=== What the exercise asks ===
Copy down every line where the string "that" shows up.
-- start of Data for processing --
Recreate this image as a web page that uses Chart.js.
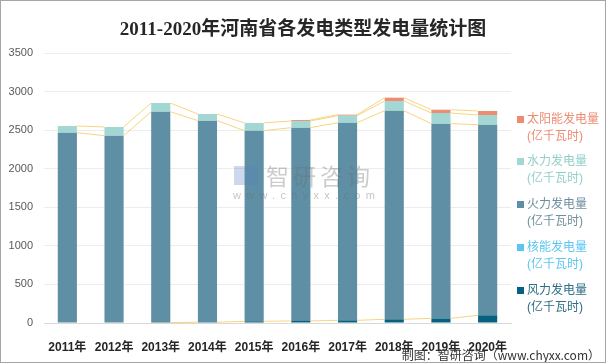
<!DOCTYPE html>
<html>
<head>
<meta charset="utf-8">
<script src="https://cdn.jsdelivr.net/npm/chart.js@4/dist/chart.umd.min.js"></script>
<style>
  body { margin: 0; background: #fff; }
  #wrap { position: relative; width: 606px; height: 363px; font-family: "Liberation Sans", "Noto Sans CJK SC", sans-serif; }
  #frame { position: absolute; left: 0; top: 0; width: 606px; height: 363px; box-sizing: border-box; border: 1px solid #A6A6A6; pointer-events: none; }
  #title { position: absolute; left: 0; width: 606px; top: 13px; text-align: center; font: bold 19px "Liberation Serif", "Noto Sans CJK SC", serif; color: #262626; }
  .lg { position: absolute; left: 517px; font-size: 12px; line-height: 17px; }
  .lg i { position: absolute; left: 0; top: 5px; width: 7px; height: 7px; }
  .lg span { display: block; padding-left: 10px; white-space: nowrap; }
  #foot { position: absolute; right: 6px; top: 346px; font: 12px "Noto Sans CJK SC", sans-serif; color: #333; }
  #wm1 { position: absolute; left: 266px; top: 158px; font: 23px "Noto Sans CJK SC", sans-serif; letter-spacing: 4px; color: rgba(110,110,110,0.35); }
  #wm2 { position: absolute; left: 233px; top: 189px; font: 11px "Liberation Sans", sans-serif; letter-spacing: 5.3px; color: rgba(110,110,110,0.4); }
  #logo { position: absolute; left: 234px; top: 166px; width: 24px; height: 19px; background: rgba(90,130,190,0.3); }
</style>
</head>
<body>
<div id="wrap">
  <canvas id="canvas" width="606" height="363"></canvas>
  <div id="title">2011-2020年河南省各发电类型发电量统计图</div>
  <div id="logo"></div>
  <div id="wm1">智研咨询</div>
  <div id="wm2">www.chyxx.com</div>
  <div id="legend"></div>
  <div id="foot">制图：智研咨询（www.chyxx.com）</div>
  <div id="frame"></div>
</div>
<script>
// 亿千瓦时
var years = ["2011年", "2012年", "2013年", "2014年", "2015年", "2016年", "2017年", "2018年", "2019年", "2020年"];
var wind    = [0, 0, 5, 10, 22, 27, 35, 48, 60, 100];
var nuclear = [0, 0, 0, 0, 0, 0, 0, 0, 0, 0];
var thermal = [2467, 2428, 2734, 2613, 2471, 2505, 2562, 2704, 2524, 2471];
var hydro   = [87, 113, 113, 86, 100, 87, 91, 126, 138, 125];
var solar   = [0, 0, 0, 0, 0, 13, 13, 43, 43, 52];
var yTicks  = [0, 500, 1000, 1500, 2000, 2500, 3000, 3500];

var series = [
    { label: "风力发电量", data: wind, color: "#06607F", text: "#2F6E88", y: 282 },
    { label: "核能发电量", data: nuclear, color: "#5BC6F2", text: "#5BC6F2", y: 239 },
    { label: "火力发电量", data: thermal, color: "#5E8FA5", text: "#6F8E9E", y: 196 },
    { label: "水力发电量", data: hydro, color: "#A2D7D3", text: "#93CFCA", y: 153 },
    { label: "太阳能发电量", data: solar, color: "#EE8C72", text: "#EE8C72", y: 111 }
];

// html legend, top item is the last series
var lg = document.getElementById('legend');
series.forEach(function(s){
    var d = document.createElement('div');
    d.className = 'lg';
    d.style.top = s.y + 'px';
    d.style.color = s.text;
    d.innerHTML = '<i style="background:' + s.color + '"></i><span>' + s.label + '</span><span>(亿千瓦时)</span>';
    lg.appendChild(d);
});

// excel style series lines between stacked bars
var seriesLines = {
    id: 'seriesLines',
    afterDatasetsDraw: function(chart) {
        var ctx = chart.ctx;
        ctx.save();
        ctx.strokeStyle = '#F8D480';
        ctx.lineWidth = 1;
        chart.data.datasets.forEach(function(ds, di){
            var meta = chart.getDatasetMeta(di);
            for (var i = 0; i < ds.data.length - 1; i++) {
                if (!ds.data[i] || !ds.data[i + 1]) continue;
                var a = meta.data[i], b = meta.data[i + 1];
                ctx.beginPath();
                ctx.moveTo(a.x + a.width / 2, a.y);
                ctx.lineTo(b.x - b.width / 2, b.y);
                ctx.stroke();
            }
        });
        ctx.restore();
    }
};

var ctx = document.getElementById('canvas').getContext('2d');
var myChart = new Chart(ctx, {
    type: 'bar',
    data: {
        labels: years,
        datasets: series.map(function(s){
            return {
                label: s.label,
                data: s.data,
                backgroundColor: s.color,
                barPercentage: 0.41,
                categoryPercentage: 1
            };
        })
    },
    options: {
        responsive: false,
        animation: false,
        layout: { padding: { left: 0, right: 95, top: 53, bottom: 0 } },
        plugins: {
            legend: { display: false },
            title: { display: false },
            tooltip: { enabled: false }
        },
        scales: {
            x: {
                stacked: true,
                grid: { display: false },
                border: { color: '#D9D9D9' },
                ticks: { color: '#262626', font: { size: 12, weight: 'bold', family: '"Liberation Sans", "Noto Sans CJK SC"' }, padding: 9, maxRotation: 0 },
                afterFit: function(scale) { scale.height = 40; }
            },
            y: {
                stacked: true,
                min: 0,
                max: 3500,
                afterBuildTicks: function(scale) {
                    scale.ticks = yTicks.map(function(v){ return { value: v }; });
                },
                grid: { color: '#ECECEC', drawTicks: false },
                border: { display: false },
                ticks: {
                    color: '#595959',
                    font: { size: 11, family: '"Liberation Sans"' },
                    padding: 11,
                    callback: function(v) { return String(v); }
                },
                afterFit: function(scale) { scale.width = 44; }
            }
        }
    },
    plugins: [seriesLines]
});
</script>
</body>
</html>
-- end of Data for processing --
-- start of Data for processing --
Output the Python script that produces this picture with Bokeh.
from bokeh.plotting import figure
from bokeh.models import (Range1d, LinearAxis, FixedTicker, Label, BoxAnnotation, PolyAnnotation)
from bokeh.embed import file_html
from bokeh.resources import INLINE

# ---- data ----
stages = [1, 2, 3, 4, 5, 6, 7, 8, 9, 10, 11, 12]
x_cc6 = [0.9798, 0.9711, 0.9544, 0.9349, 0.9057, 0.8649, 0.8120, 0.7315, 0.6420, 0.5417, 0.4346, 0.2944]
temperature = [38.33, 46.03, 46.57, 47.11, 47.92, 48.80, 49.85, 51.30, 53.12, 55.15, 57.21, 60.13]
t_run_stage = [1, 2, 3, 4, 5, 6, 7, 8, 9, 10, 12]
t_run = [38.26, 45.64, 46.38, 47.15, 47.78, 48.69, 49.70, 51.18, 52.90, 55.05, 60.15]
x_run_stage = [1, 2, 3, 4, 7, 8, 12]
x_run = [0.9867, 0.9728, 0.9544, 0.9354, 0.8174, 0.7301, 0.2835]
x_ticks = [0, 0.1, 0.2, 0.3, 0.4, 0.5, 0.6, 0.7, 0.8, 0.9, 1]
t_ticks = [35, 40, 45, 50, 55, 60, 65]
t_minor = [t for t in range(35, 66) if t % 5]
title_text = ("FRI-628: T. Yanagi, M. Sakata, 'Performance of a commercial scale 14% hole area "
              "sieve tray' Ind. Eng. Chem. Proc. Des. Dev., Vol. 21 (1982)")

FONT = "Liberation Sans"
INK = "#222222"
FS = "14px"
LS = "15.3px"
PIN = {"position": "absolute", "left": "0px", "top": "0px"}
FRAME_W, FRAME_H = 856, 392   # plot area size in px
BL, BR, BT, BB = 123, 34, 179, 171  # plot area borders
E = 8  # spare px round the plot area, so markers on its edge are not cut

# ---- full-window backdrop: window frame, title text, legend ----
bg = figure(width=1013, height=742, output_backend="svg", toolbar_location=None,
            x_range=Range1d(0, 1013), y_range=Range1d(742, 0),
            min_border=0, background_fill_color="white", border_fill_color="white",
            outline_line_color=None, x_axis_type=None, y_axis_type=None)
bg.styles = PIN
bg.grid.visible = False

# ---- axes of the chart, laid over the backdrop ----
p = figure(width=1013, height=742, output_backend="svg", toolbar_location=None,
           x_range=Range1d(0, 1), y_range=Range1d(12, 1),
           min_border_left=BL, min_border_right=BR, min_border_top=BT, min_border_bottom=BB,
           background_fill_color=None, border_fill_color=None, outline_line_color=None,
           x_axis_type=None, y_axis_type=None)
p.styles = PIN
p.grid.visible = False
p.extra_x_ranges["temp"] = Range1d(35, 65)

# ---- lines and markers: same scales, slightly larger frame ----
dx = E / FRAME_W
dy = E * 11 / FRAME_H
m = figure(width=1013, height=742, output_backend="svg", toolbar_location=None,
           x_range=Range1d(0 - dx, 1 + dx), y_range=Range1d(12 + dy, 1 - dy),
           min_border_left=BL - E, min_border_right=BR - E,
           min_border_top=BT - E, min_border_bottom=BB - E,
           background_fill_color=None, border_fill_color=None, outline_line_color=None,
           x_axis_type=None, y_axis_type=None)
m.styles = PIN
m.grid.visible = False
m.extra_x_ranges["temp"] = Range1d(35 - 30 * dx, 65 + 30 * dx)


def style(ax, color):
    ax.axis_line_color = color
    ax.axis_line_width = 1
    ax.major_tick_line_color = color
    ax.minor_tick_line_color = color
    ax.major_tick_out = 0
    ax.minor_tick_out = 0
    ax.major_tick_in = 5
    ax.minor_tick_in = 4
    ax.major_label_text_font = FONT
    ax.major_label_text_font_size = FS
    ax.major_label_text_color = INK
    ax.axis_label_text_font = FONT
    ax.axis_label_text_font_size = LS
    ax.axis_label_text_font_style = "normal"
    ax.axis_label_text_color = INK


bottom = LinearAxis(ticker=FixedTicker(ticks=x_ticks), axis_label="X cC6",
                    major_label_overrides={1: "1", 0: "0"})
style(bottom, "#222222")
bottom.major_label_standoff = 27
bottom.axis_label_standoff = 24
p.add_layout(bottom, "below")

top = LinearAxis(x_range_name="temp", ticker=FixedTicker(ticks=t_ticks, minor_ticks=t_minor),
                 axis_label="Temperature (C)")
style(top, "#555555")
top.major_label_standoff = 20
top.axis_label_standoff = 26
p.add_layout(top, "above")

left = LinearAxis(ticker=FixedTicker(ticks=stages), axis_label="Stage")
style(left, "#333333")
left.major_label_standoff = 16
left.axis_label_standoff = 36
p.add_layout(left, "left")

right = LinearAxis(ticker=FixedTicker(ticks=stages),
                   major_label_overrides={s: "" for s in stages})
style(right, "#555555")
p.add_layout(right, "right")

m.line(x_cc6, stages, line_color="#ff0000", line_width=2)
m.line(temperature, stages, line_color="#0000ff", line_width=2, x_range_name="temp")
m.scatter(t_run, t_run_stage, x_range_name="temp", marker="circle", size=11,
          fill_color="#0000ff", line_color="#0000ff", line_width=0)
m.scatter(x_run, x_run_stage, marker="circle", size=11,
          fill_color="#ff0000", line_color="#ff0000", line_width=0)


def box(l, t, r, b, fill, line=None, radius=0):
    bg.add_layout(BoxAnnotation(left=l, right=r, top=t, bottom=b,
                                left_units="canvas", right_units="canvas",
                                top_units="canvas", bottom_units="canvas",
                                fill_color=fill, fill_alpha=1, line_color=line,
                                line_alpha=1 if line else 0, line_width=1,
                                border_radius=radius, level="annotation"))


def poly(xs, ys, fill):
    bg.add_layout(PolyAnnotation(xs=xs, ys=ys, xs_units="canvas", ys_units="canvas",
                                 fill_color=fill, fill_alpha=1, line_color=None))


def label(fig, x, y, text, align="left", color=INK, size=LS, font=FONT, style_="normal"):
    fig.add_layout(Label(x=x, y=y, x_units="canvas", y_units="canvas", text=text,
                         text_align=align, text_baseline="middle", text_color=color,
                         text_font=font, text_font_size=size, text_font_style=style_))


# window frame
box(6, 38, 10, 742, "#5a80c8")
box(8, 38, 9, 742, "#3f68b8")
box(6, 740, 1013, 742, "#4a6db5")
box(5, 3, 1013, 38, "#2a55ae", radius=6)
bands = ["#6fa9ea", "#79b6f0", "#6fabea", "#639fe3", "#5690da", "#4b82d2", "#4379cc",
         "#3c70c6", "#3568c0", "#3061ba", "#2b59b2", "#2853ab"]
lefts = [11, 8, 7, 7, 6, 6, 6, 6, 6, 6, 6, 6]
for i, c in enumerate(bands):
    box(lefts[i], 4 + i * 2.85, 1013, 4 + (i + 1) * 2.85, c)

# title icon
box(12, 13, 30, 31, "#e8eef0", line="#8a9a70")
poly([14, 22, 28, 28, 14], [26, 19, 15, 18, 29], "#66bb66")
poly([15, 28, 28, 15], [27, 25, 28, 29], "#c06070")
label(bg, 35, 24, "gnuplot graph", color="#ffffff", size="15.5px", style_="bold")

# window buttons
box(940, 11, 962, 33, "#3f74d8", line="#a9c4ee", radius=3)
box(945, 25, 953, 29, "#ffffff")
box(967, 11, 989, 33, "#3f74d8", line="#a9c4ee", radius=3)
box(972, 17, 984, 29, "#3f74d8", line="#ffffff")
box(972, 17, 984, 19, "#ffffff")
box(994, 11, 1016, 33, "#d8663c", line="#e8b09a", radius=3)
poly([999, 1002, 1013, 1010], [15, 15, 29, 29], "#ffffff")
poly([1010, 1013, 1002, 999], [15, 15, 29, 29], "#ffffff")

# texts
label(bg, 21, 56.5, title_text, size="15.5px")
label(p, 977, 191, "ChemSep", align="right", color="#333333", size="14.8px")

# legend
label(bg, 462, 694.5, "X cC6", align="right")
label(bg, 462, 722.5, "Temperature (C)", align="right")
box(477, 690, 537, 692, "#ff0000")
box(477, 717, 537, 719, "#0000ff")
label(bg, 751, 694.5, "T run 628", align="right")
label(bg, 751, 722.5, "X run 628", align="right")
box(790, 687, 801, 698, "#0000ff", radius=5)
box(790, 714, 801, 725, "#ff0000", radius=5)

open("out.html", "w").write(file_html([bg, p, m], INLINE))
-- end of Data for processing --
-- start of Data for processing --
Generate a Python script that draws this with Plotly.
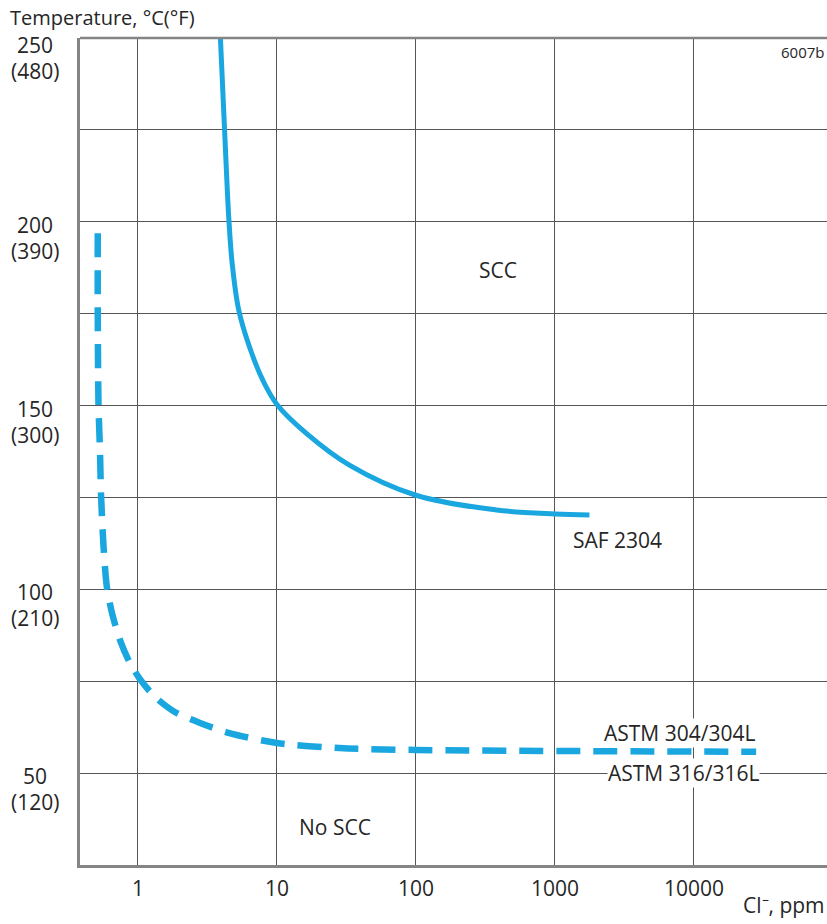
-- end of Data for processing --
=== Task solution ===
Recreate this image as a web page that uses Chart.js.
Output the Python script that produces this picture with Bokeh.
Generate a Python script that draws this with Plotly.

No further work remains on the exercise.